To show gravitas, he asks Ken Chenault, CEO of American Express, to lend his name to the news release. (As if Chenault is really going to schlep to Albany for a meeting to review resumes for OGS commissioner.)
To smooth things over with Shelly and Dean, he appoints them to the committee, too. (As if they are really going to sign on the committee’s report and agree on behalf of their conferences to do whatever is recommended.)
We’re very sorry, but we think this was a completely ridiculous exercise that the mainstream media is dutifully reporting as serious news. See the Daily News today: “Cuomo Unveils Racially Diverse Transition Team.” Wasn’t that the exact headline on the campaign news release?

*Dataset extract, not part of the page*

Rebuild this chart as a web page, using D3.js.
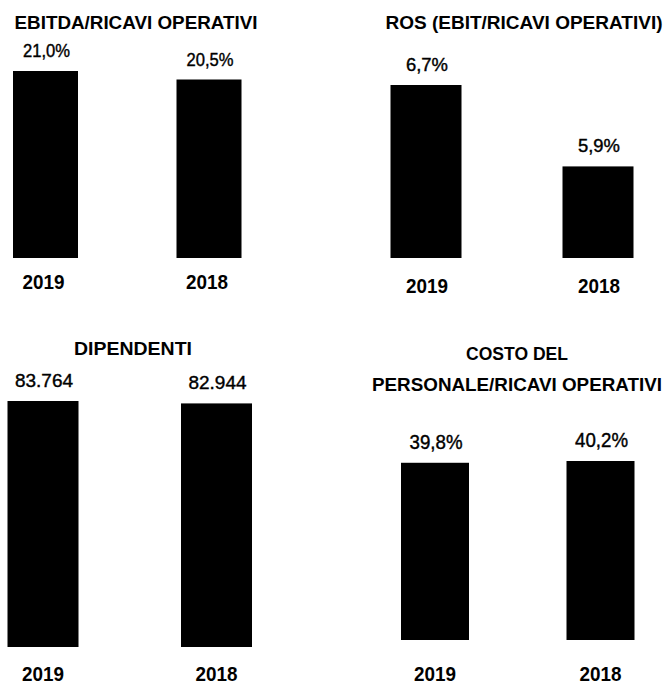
<!DOCTYPE html>
<html>
<head>
<meta charset="utf-8">
<script src="https://cdn.jsdelivr.net/npm/d3@7"></script>
<style>
  html, body { margin: 0; padding: 0; background: #fff; }
  svg { display: block; }
</style>
</head>
<body>
<div id="chart-container"></div>
<script>
// Data
const years = ["2019", "2018"];
const ebitdaPct = [21.0, 20.5];
const rosPct = [6.7, 5.9];
const dipendenti = [83764, 82944];
const costoPersonalePct = [39.8, 40.2];

const titleEbitda = ["EBITDA/RICAVI  OPERATIVI"];
const titleRos = ["ROS (EBIT/RICAVI OPERATIVI)"];
const titleDipendenti = ["DIPENDENTI"];
const titleCosto = ["COSTO DEL", "PERSONALE/RICAVI OPERATIVI"];

// Italian number formatting
const it = d3.formatLocale({ decimal: ",", thousands: ".", grouping: [3], currency: ["€", ""] });
const fmtPct = v => it.format(".1f")(v) + "%";
const fmtInt = it.format(",d");

// Layout
const WIDTH = 665;
const HEIGHT = 684;
const FONT = "'Liberation Sans', Arial, sans-serif";

const panels = [
  {
    values: ebitdaPct, fmt: fmtPct, title: titleEbitda,
    centers: [45.5, 209], barWidth: 65, base: 258, top: 71, domainMin: 10,
    titleX: 136, titleY: [29], titleLen: [243],
    valueSize: 18, valueLen: 47, yearY: 289, yearDx: -2
  },
  {
    values: rosPct, fmt: fmtPct, title: titleRos,
    centers: [426, 598], barWidth: 71, base: 258, top: 85, domainMin: 5,
    titleX: 524, titleY: [29], titleLen: [277],
    valueSize: 18, valueLen: 42, yearY: 293, yearDx: 1
  },
  {
    values: dipendenti, fmt: fmtInt, title: titleDipendenti,
    centers: [43, 216.5], barWidth: 71, base: 647, top: 401, domainMin: 0,
    titleX: 133, titleY: [355], titleLen: [118],
    valueSize: 19, valueLen: 58, yearY: 681, yearDx: 0
  },
  {
    values: costoPersonalePct, fmt: fmtPct, title: titleCosto,
    centers: [435, 600.5], barWidth: 68, base: 640, top: 461, domainMin: 0,
    titleX: 517, titleY: [360, 391], titleLen: [102, 290],
    valueSize: 19.5, valueLen: 53, yearY: 681, yearDx: 0
  }
];

const svg = d3.select("#chart-container")
  .append("svg")
  .attr("width", WIDTH)
  .attr("height", HEIGHT)
  .style("background", "#fff");

panels.forEach(p => {
  const g = svg.append("g");

  const x = d3.scalePoint()
    .domain(years)
    .range(p.centers);

  const y = d3.scaleLinear()
    .domain([p.domainMin, d3.max(p.values)])
    .range([p.base, p.top]);

  const rows = years.map((yr, i) => ({ year: yr, value: p.values[i] }));

  // title
  p.title.forEach((line, i) => {
    g.append("text")
      .attr("x", p.titleX)
      .attr("y", p.titleY[i])
      .attr("text-anchor", "middle")
      .attr("font-family", FONT)
      .attr("font-weight", "bold")
      .attr("font-size", 18.5)
      .attr("textLength", p.titleLen[i])
      .attr("lengthAdjust", "spacingAndGlyphs")
      .text(line);
  });

  // bars
  g.selectAll("rect")
    .data(rows)
    .join("rect")
    .attr("x", d => x(d.year) - p.barWidth / 2)
    .attr("y", d => y(d.value))
    .attr("width", p.barWidth)
    .attr("height", d => p.base - y(d.value))
    .attr("fill", "#000");

  // value labels
  g.selectAll("text.value")
    .data(rows)
    .join("text")
    .attr("class", "value")
    .attr("x", d => x(d.year) + 1)
    .attr("y", d => y(d.value) - 14)
    .attr("text-anchor", "middle")
    .attr("font-family", FONT)
    .attr("font-size", p.valueSize)
    .attr("stroke", "#000")
    .attr("stroke-width", 0.4)
    .attr("textLength", p.valueLen)
    .attr("lengthAdjust", "spacingAndGlyphs")
    .attr("fill", "#000")
    .text(d => p.fmt(d.value));

  // year labels
  g.selectAll("text.year")
    .data(rows)
    .join("text")
    .attr("class", "year")
    .attr("x", d => x(d.year) + p.yearDx)
    .attr("y", p.yearY)
    .attr("text-anchor", "middle")
    .attr("font-family", FONT)
    .attr("font-weight", "bold")
    .attr("font-size", 20)
    .attr("textLength", 42)
    .attr("lengthAdjust", "spacingAndGlyphs")
    .attr("fill", "#000")
    .text(d => d.year);
});
</script>
</body>
</html>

And on the topic of the media, we think our mainstream brethren are having a collective delusional moment. In this regard, three editors of newspapers have signed up for the transition committee. And how, exactly, does that work? Keith Olbermann gets suspended for making a campaign contribution to a Democratic candidate, and these three editors/columnists actually join the Cuomo team and its ok?
We’re just getting warmed up. Now we’re going to say something that is really terrible. To think that Bob Duffy has been given a significant responsibility as head of the transition effort is a joke. Mr. Duffy is actually not even a real person. He’s a six-foot-five bobblehead doll. Joe Percoco stands behind him and flicks the back of his head to nod yes, and slaps the side of his head to say no.
Let’s put money on these questions: Will this transition committee produce a single meaningful idea? Will it offer anything that hasn’t been orchestrated by Cuomo’s staff? Will it disagree with any aspect of what Cuomo has already proposed?
Whew. We certainly have been awful this morning. We haven’t been listening to our better angels at all. In fact, we broken every rule we hold dear about being cynical and snarky and you, dear reader, have every right to say: “OK, NT2 jerks, what would you do instead?”
Well, thank you for asking that question. Instead of naming a hundred people to a transition committee that will meet once and issue a report validating exactly what Cuomo originally proposed in policy books, we would do something quite different. We’d name a transition committee of three people. We Shanghai E.J. McMahon, Bob Megna and whomever Cuomo intends to appoint as Secretary to the Governor and we’d lock them in a room with the instruction that they not come out until there’s a real plan to ensure that the state spends no more than the revenue it takes in.
Yes, we’ve been terrible this morning, but argue with that approach. Go ahead and try.